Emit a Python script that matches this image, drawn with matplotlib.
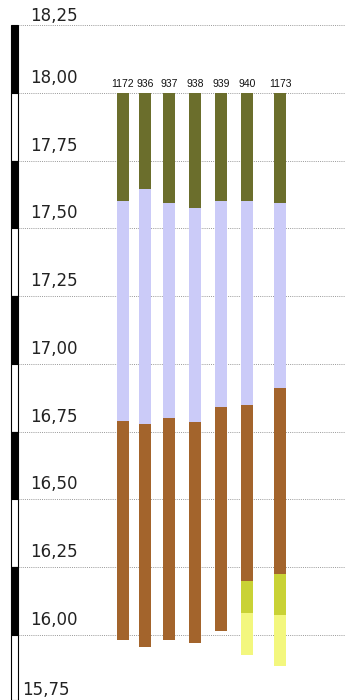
import numpy as np
import matplotlib
matplotlib.use("Agg")
import matplotlib.pyplot as plt
from matplotlib.patches import Rectangle

# ---- data ----
cores = ['1172', '936', '937', '938', '939', '940', '1173']
core_top = [18.00, 18.00, 18.00, 18.00, 18.00, 18.00, 18.00]
olive_bottom = [17.60, 17.645, 17.595, 17.575, 17.60, 17.60, 17.595]
lavender_bottom = [16.79, 16.78, 16.80, 16.785, 16.84, 16.85, 16.91]
brown_bottom = [15.98, 15.955, 15.98, 15.97, 16.015, 16.20, 16.225]
yellowgreen_bottom = [15.98, 15.955, 15.98, 15.97, 16.015, 16.08, 16.075]
paleyellow_bottom = [15.98, 15.955, 15.98, 15.97, 16.015, 15.925, 15.885]
depth_ticks = [18.25, 18.00, 17.75, 17.50, 17.25, 17.00, 16.75, 16.50, 16.25, 16.00, 15.75]
tick_labels = ['18,25', '18,00', '17,75', '17,50', '17,25', '17,00', '16,75',
               '16,50', '16,25', '16,00', '15,75']

# ---- layout ----
bar_x = [123, 145, 169, 195, 221, 247, 280]
bar_w = 12
Y_TOP, Y_BOT = 18.343, 15.760

fig = plt.figure(figsize=(3.45, 7.0), dpi=100)
ax = fig.add_axes([0, 0, 1, 1])
ax.set_xlim(0, 345)
ax.set_ylim(Y_BOT, Y_TOP)
ax.axis('off')

# gridlines
for d in depth_ticks:
    ax.plot([17.5, 345], [d, d], color='#999999', lw=0.7, ls=(0, (1, 1.2)), zorder=1)

# scale bar (alternating black / white)
for i in range(len(depth_ticks)):
    hi = depth_ticks[i]
    lo = depth_ticks[i + 1] if i + 1 < len(depth_ticks) else Y_BOT
    fc = 'black' if i % 2 == 0 else 'white'
    ax.add_patch(Rectangle((11, lo), 6.5, hi - lo, facecolor=fc, edgecolor='black',
                           lw=0.8, zorder=3))

# tick labels
for d, lab in zip(depth_ticks, tick_labels):
    if d == 18.25:
        ax.text(30, d + 0.002, lab, fontsize=12, color='#222222', va='bottom', ha='left')
    elif d == 15.75:
        ax.text(22, Y_BOT + 0.005, lab, fontsize=12, color='#222222', va='bottom', ha='left')
    else:
        ax.text(30, d + 0.022, lab, fontsize=12, color='#222222', va='bottom', ha='left')

# core columns
top = np.array(core_top)
ob = np.array(olive_bottom)
lb = np.array(lavender_bottom)
bb = np.array(brown_bottom)
yb = np.array(yellowgreen_bottom)
pb = np.array(paleyellow_bottom)

ax.bar(bar_x, top - ob, bottom=ob, width=bar_w, color='#6b6e2c', zorder=4)
ax.bar(bar_x, ob - lb, bottom=lb, width=bar_w, color='#cbcbf8', zorder=4)
ax.bar(bar_x, lb - bb, bottom=bb, width=bar_w, color='#a3642c', zorder=4)
ax.bar(bar_x, bb - yb, bottom=yb, width=bar_w, color='#c9d235', zorder=4)
ax.bar(bar_x, yb - pb, bottom=pb, width=bar_w, color='#f3f77e', zorder=4)

# core labels
for x, c, t in zip(bar_x, cores, core_top):
    ax.text(x, t + 0.013, c, ha='center', va='bottom', fontsize=7.5, color='#111111',
            family=['Liberation Sans', 'DejaVu Sans'], zorder=5)

fig.savefig('out.png', dpi=100, facecolor='white')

----

» What you should do:
Repeat only what lies between the start of the data and the end of the line containing "from matplotlib.patches import Rectangle", exactly, with pictures left out.

» Exercise output:
Emit a Python script that matches this image, drawn with matplotlib.
import numpy as np
import matplotlib
matplotlib.use("Agg")
import matplotlib.pyplot as plt
from matplotlib.patches import Rectangle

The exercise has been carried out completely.